In the mid 1960’s the mail train service numbered about 600 employees. The mail trains served the widely ramified sections of both the DSB and private railways and handled of a considerable part of the daily mail sorting in Denmark. Nowadays, nine, big postal centres up and down the country are handling the vast majority of the sorting and the mail train service has been reduced to three trains and 48 men. Every night, the existing trains run on the section Copenhagen-Fredericia and Fredericia-Copenhagen respectively and the work itself has not changed much since the palmy days.

As soon as train no. 7593 begins to move, the postal workers start sorting the mail. Bags are opened, the contents poured out, and the mail sorted in shelves even to the smallest villages. The shelves are placed along the walls of the wagon. When a set of shelves has been filled up, the letters are thrown into mailbags provided with tags med with the names of the towns the mail is bound for. Places like 8990 Fårup, 9883 Gjerlev J, 8981 Spentrup, 8970 Havndal … The mail bags is a study of the geography of Jutland.

The sorting work takes place standing up and is not interrupted no matter if everything swings and sways because the train is running fast – or if it is suddenly braking to a halt so vigorously that wheels and rains are squealing so that a weak soul may fear the worst. The mail train staff has long ago developed the same technique as sailors who are swaying with the ship and know all its sounds.

The Last Train is Leaving Soon

The average age of the staff is great. During the last many years it has been evident that the mail train service would be discontinued and consequently, hardly any new people have been employed. On the other hand, the old staff has been sticking it out for many years. As mail train manager Karl Pedersen puts it: Either you quit after a month because you cannot stand the always being on the move, or you carry on for 30 years.

The tunnel across the Great Belt will open on 1st June this year, and that will be the end of the mail trains. It takes about an hour and fifteen minutes to sail across the Belt. Apart from a short coffee break the duration of voyage is used for further sorting. The Great Belt Fixed Link means that the time of crossing is reduced to seven minutes and the total travelling time between Copenhagen and Fredericia shortened by more than an hour. And that is not enough time for sorting.

Instead, fast goods trains, which can run 140 km/hour, will replace the mail trains. The faster transport and modern sorting technology at the postal centres make it possible to bring the mail to the postal centres in time for local sorting.

Stop on the Way

The only stop of train no. 7593 on the way to Korsør is the Postal Centre in Ringsted. After a short shunting the train arrives to the postal centre where new mail bags are loaded into the wagons. Already before the train leaves the platform, people are busy opening the bags and sorting the contents. 7490 Avlum, 7480 Vildbjerg, 7470 Karup J, 7451 Sunds…

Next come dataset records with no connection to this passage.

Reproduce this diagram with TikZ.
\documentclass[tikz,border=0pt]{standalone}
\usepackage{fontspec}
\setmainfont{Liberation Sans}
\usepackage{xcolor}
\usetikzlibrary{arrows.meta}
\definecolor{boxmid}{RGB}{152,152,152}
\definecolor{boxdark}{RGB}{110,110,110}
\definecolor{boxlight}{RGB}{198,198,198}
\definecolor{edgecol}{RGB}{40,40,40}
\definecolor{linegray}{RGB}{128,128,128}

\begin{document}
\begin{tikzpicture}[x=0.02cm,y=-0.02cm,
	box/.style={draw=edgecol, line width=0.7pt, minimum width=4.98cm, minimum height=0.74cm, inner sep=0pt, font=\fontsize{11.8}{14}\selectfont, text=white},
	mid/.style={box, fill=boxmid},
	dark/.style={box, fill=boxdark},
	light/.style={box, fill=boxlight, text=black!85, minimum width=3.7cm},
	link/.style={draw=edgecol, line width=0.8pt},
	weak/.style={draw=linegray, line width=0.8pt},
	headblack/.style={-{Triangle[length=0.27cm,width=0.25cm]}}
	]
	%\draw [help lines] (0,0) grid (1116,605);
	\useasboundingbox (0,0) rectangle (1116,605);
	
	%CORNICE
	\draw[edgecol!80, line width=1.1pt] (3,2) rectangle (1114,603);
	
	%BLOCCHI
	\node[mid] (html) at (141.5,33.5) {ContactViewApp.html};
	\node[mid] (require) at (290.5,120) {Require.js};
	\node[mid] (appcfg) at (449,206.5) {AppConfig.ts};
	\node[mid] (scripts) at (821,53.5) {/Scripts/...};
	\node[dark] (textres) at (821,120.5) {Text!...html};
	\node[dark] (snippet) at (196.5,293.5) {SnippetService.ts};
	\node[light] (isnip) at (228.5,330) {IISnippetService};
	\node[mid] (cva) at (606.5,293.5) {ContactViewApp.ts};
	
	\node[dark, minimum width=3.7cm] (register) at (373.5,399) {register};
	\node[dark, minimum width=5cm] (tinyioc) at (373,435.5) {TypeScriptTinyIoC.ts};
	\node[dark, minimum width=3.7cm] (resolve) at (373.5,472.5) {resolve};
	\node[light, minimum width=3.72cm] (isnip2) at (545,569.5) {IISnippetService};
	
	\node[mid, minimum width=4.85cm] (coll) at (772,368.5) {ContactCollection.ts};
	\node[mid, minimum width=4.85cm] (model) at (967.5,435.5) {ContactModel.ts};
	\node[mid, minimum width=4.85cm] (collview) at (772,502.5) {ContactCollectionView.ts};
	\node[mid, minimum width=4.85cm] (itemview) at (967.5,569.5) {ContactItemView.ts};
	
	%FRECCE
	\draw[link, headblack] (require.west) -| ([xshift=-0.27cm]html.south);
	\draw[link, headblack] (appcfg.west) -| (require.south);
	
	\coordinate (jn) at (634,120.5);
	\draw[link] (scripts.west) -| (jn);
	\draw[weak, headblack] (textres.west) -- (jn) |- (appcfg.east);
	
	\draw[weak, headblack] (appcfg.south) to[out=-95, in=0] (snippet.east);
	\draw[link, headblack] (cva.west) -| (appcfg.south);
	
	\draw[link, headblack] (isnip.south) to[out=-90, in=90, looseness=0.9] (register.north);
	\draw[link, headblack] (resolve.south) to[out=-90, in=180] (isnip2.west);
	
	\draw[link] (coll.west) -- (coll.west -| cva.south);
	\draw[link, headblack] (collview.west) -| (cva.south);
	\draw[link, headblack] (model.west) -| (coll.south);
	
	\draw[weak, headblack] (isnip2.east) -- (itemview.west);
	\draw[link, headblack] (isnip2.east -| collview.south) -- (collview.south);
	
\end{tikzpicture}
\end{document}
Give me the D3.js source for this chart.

The postal workers on the mail trains know each other well. Their shifts are 24 hours of work and 24 hours of leisure. Twice a week the Jutlanders spend the night in Copenhagen, and twice a week the Zealanders stay overnight in Fredericia. When spending the night away from home, many of them share a flat, cook together, and go on small excursions together. They know everything about each other’s wives and children and this has created unique solidarity among the men with a friendly way of talking, good natured banter, and a professional attitude to the work.

In Korsør train no. 7593 makes a short wait while the locomotive is disengaged. Then the mail wagons are shunted into the car deck where there are already goods wagons filled with parcel post. It is almost a small hint from the near future that it will soon be over.